Un homme dans la force de l’âge quitte son épouse pour recommencer sa vie et ouvrir un restaurant. Parmi son personnel : des migrants en situation précaire. Certains cinéastes auraient traité ce sujet sur un mode naturaliste voire sous une forme documentaire. Aki Kaurismäki préfère la poésie et l’humour. Ce qui ne veut pas dire pour autant que ce disciple pince-sans-rire de Sempé n’entretienne pas une compassion profonde avec ses protagonistes. Bien au contraire. Il n’a aucun besoin d’une logorrhée verbale pour s’exprimer. Le réalisateur finlandais est un miniaturiste qui excelle dans l’art de la métonymie et dépeint une société toute entière à travers quelques personnages. Comme son titre l’indique, L’Autre Côté de l’espoir est à la fois l’envers et le reflet de son opus précédent, Le Havre (2011), dont le récit tournait déjà autour du sort d’un immigré clandestin. Six ans plus tard, ce problème est devenu une question de société majeure pour l’Europe toute entière.

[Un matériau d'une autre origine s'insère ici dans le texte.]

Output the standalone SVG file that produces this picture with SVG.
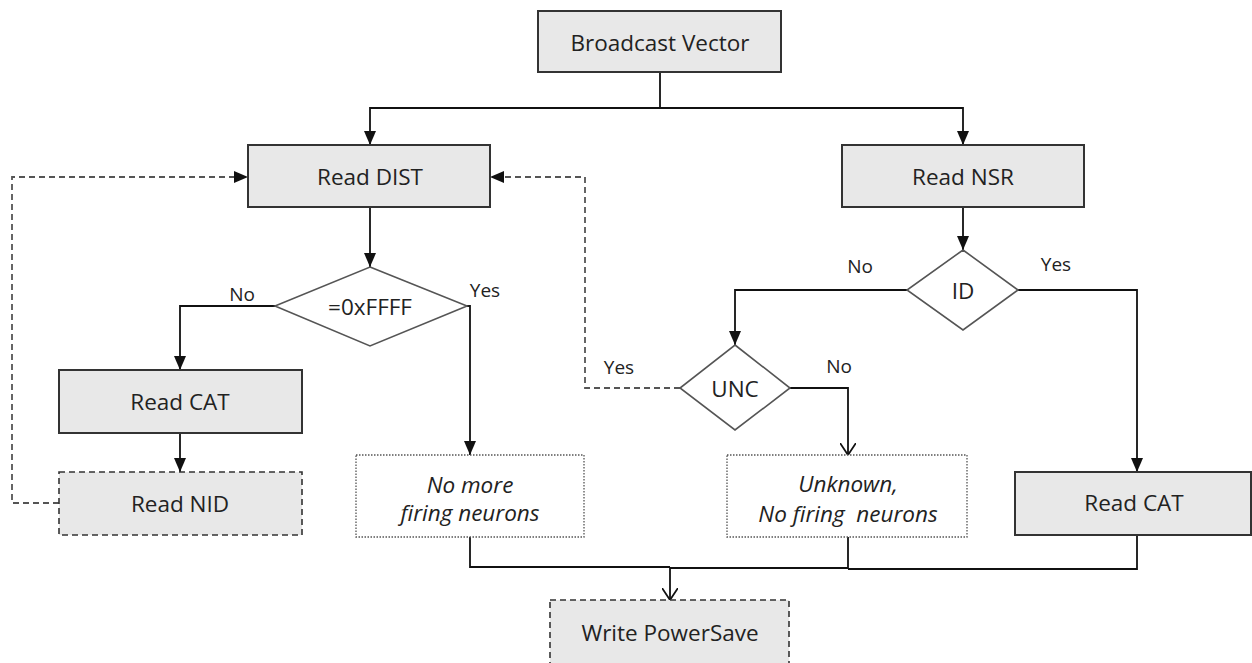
<svg xmlns="http://www.w3.org/2000/svg" width="1252" height="663" viewBox="0 0 1252 663">
<style>
.box{fill:#e8e8e8;stroke:#333;stroke-width:2}
.dbox{fill:#e8e8e8;stroke:#333;stroke-width:1.6;stroke-dasharray:6,4}
.obox{fill:#fff;stroke:#555;stroke-width:1.3;stroke-dasharray:1.5,1.5}
.dia{fill:#fff;stroke:#555;stroke-width:1.6}
.t{font-family:"Open Sans","Noto Sans",sans-serif;font-size:22.5px;fill:#222;text-anchor:middle;dominant-baseline:central}
.ti{font-style:italic}
.lb{font-family:"Open Sans","Noto Sans",sans-serif;font-size:19px;fill:#222;text-anchor:middle;dominant-baseline:central}
.e{fill:none;stroke:#111;stroke-width:1.8}
.ed{fill:none;stroke:#555;stroke-width:1.8;stroke-dasharray:6,4}
</style>
<defs>
<marker id="fa" viewBox="0 0 14 12" refX="14" refY="6" markerWidth="14" markerHeight="12" markerUnits="userSpaceOnUse" orient="auto"><path d="M0,0 L14,6 L0,12 z" fill="#111"/></marker>
<marker id="oa" viewBox="0 0 13 16" refX="12" refY="8" markerWidth="13" markerHeight="16" markerUnits="userSpaceOnUse" orient="auto"><path d="M0,0 L12,8 L0,16" fill="none" stroke="#111" stroke-width="1.8"/></marker>
</defs>
<g id="connectors">
<path class="e" d="M660,72 V108 H370 V145" marker-end="url(#fa)"/>
<path class="e" d="M660,108 H963 V145" marker-end="url(#fa)"/>
<path class="e" d="M370,207 V267" marker-end="url(#fa)"/>
<path class="e" d="M275,306 H180 V370" marker-end="url(#fa)"/>
<path class="e" d="M467,306 H470 V455" marker-end="url(#fa)"/>
<path class="e" d="M180,433 V472" marker-end="url(#fa)"/>
<path class="ed" d="M59,503 H12 V177 H248" marker-end="url(#fa)"/>
<path class="e" d="M963,207 V250" marker-end="url(#fa)"/>
<path class="e" d="M907,290 H735 V345" marker-end="url(#fa)"/>
<path class="e" d="M1018,290 H1137 V472" marker-end="url(#fa)"/>
<path class="ed" d="M680,388 H585 V177 H490" marker-end="url(#fa)"/>
<path class="e" d="M790,388 H848 V455" marker-end="url(#oa)"/>
<path class="e" d="M470,537 V567 H670"/>
<path class="e" d="M848,537 V568 H670"/>
<path class="e" d="M1137,535 V569 H848"/>
<path class="e" d="M670,567 V600" marker-end="url(#oa)"/>
<text class="lb" x="242" y="294">No</text>
<text class="lb" x="485" y="290">Yes</text>
<text class="lb" x="860" y="266">No</text>
<text class="lb" x="1056" y="264">Yes</text>
<text class="lb" x="619" y="367">Yes</text>
<text class="lb" x="839" y="366">No</text>
</g>
<g id="broadcast"><rect class="box" x="538" y="11" width="243" height="61"/><text class="t" x="660" y="42">Broadcast Vector</text></g>
<g id="readDist"><rect class="box" x="248" y="145" width="242" height="62"/><text class="t" x="370" y="176">Read DIST</text></g>
<g id="readNsr"><rect class="box" x="842" y="145" width="242" height="62"/><text class="t" x="963" y="176">Read NSR</text></g>
<g id="ffff"><polygon class="dia" points="370,267 467,306 370,346 275,306"/><text class="t" x="370" y="306">=0xFFFF</text></g>
<g id="readCatL"><rect class="box" x="59" y="370" width="243" height="63"/><text class="t" x="180" y="401">Read CAT</text></g>
<g id="readNid"><rect class="dbox" x="59" y="472" width="243" height="63"/><text class="t" x="180" y="503">Read NID</text></g>
<g id="noMore"><rect class="obox" x="356" y="455" width="228" height="82"/><text class="t ti" x="470" y="484">No more</text><text class="t ti" x="470" y="512">firing neurons</text></g>
<g id="id"><polygon class="dia" points="963,250 1018,290 963,330 907,290"/><text class="t" x="963" y="290">ID</text></g>
<g id="unc"><polygon class="dia" points="735,345 790,388 735,430 680,388"/><text class="t" x="735" y="388">UNC</text></g>
<g id="unknown"><rect class="obox" x="727" y="455" width="240" height="82"/><text class="t ti" x="848" y="483">Unknown,</text><text class="t ti" x="848" y="513" xml:space="preserve">No firing  neurons</text></g>
<g id="readCatR"><rect class="box" x="1015" y="472" width="236" height="63"/><text class="t" x="1134" y="502">Read CAT</text></g>
<g id="writePs"><rect class="dbox" x="550" y="600" width="239" height="70"/><text class="t" x="670" y="632">Write PowerSave</text></g>
</svg>
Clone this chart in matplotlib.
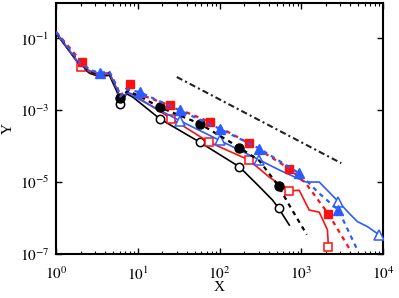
import matplotlib
matplotlib.use("Agg")
import matplotlib.pyplot as plt
from matplotlib.ticker import LogLocator, FixedLocator, NullLocator

plt.rcParams['font.family'] = ['Liberation Serif', 'DejaVu Serif']
plt.rcParams['mathtext.fontset'] = 'stix'

# ---- data ----
x_blk_solid = [1, 2, 2.6, 3.4, 4.5, 5.6, 6.1, 7.3, 8.7, 18.5, 57, 175, 307, 446, 529, 714]
y_blk_solid = [1.4e-1, 1.66e-2, 1.07e-2, 8.7e-3, 9.5e-3, 3.2e-3, 1.55e-3, 2.9e-3, 2.35e-3,
               5.9e-4, 1.32e-4, 2.7e-5, 7.6e-6, 3.2e-6, 1.9e-6, 6.5e-7]
mk_blk_solid = [6.1, 18.5, 57, 175, 529]

x_blk_dash = [1, 2, 2.6, 3.4, 4.5, 5.6, 6.1, 7.5, 10.5, 18.5, 57, 175, 307, 529, 700, 1170]
y_blk_dash = [1.45e-1, 1.9e-2, 1.2e-2, 1.0e-2, 1.1e-2, 4.0e-3, 2.2e-3, 3.5e-3, 2.5e-3,
              1.23e-3, 4.3e-4, 9.3e-5, 4.0e-5, 7.8e-6, 2.5e-6, 3.5e-7]
mk_blk_dash = [6.1, 18.5, 57, 175, 529]

x_red_solid = [1, 2, 2.6, 3.4, 4.5, 5.6, 6.1, 7.5, 8.7, 25.8, 74, 228, 406, 714, 945, 1250, 1660, 2090, 2150]
y_red_solid = [1.5e-1, 1.66e-2, 1.17e-2, 9.5e-3, 1.05e-2, 3.8e-3, 1.9e-3, 3.2e-3, 2.8e-3,
               5.9e-4, 1.32e-4, 4.2e-5, 1.4e-5, 5.8e-6, 6.0e-6, 1.7e-6, 1.48e-6, 4.8e-7, 1.6e-7]
mk_red_solid = [2, 25.8, 74, 228, 714, 2150]

x_red_dash = [1, 2.06, 2.6, 3.4, 4.5, 5.6, 6.1, 8.1, 10.5, 24.6, 75.5, 228, 714, 1140, 2150, 3850]
y_red_dash = [1.55e-1, 2.2e-2, 1.3e-2, 1.07e-2, 1.17e-2, 4.5e-3, 2.5e-3, 5.5e-3, 2.8e-3,
              1.38e-3, 4.8e-4, 1.23e-4, 2.4e-5, 9.3e-6, 1.32e-6, 1.48e-7]
mk_red_dash = [2.06, 8.1, 24.6, 75.5, 228, 714, 2150]

x_blu_solid = [1, 2, 2.6, 3.4, 4.5, 5.6, 6.1, 7.5, 10.5, 32.6, 100, 307, 540, 1140, 1660,
               2850, 3850, 4860, 6440, 8940]
y_blu_solid = [1.48e-1, 1.78e-2, 1.26e-2, 1.05e-2, 1.12e-2, 3.8e-3, 2.0e-3, 3.2e-3, 2.0e-3,
               5.2e-4, 1.48e-4, 4.2e-5, 2.2e-5, 1.02e-5, 1.02e-5, 2.9e-6, 1.38e-6, 8.1e-7,
               5.9e-7, 3.5e-7]
mk_blu_solid = [32.6, 100, 307, 2850, 8940]

x_blu_dash = [1, 2, 2.6, 3.44, 4.5, 5.6, 6.1, 7.5, 10.6, 32.6, 100, 307, 945, 1660, 2850, 4860]
y_blu_dash = [1.5e-1, 2.0e-2, 1.32e-2, 1.12e-2, 1.17e-2, 4.2e-3, 2.4e-3, 3.8e-3, 3.2e-3,
              1.0e-3, 3.1e-4, 8.7e-5, 1.78e-5, 4.9e-6, 1.7e-6, 1.32e-7]
mk_blu_dash = [3.44, 10.6, 32.6, 100, 307, 945, 2850]

x_ref = [30, 3090]
y_ref = [8.5e-3, 3.4e-5]

xticks = [1, 10, 100, 1000, 10000]
xticklabels = [r'$10^{0}$', r'$10^{1}$', r'$10^{2}$', r'$10^{3}$', r'$10^{4}$']
yticks = [1e-7, 1e-5, 1e-3, 1e-1]
yticklabels = [r'$10^{-7}$', r'$10^{-5}$', r'$10^{-3}$', r'$10^{-1}$']

# ---- figure ----
fig = plt.figure(figsize=(3.99, 2.98), dpi=100)
ax = fig.add_axes([0.1404, 0.1467, 0.8195, 0.8449])

RED = '#ff1010'
BLUE = '#2a5cff'

def idx(xs, marks):
    return [xs.index(m) for m in marks]

ax.plot(x_blk_solid, y_blk_solid, '-', color='black', lw=1.2, marker='o', ms=6,
        mfc='white', mec='black', mew=1.1, markevery=idx(x_blk_solid, mk_blk_solid), zorder=3)
ax.plot(x_red_solid, y_red_solid, '-', color=RED, lw=1.2, marker='s', ms=5.5,
        mfc='white', mec=RED, mew=1.1, markevery=idx(x_red_solid, mk_red_solid), zorder=3)
ax.plot(x_blu_solid, y_blu_solid, '-', color=BLUE, lw=1.2, marker='^', ms=6.5,
        mfc='white', mec=BLUE, mew=1.1, markevery=idx(x_blu_solid, mk_blu_solid), zorder=3)

ax.plot(x_blk_dash, y_blk_dash, color='black', lw=1.6, ls=(0, (2.0, 2.0)), marker='o', ms=6.5,
        mfc='black', mec='black', markevery=idx(x_blk_dash, mk_blk_dash), zorder=4)
ax.plot(x_red_dash, y_red_dash, color=RED, lw=1.6, ls=(0, (2.0, 2.0)), marker='s', ms=6,
        mfc=RED, mec=RED, markevery=idx(x_red_dash, mk_red_dash), zorder=4)
ax.plot(x_blu_dash, y_blu_dash, color=BLUE, lw=1.6, ls=(0, (2.0, 2.0)), marker='^', ms=7,
        mfc=BLUE, mec=BLUE, markevery=idx(x_blu_dash, mk_blu_dash), zorder=4)

ax.plot(x_ref, y_ref, color='#222222', lw=1.5, ls=(0, (3, 1.5, 1, 1.5)), zorder=2)

ax.set_xscale('log')
ax.set_yscale('log')
ax.set_xlim(1, 1e4)
ax.set_ylim(1e-7, 1e0)

ax.xaxis.set_major_locator(FixedLocator(xticks))
ax.set_xticklabels(xticklabels)
ax.xaxis.set_minor_locator(LogLocator(base=10, subs=range(2, 10), numticks=20))
ax.yaxis.set_major_locator(FixedLocator(yticks))
ax.set_yticklabels(yticklabels)
ax.yaxis.set_minor_locator(NullLocator())

ax.tick_params(which='both', direction='in', top=True, right=True, labelsize=11)
ax.tick_params(axis='x', which='major', pad=8)
ax.tick_params(axis='y', which='major', pad=5)
ax.tick_params(which='major', length=4, width=1)
ax.tick_params(which='minor', length=2.5, width=0.8)
for s in ax.spines.values():
    s.set_linewidth(1.5)

ax.set_xlabel('X', fontsize=11, labelpad=-1)
ax.set_ylabel('Y', fontsize=11, labelpad=3)

fig.savefig('out.png', dpi=100)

Kaurismäki l’aborde avec sa finesse et son ironie coutumières, sur le registre d’une comédie de caractères qui cite les grands burlesques, de Charlie Chaplin, pour le rituel du restaurant réglé comme un ballet, à Jacques Tati pour ses décors stylisés et son harmonie géométrique. Il émane de ces personnages une empathie poignante, sans que s’agitent jamais les ficelles du mélodrame. La misère est autant ici une condition sociale qu’une philosophie existentielle qui permet aux damnés de la terre de survivre dignement.
Critique de Jean-Philippe GUERAND
Toivon tuolla puolen. Film finlandais d’Aki KAURISMÄKI (2017), avec Sakari KUOSMANEN, Sherwan HAJI, Nuppu KOIVU. 1h 38.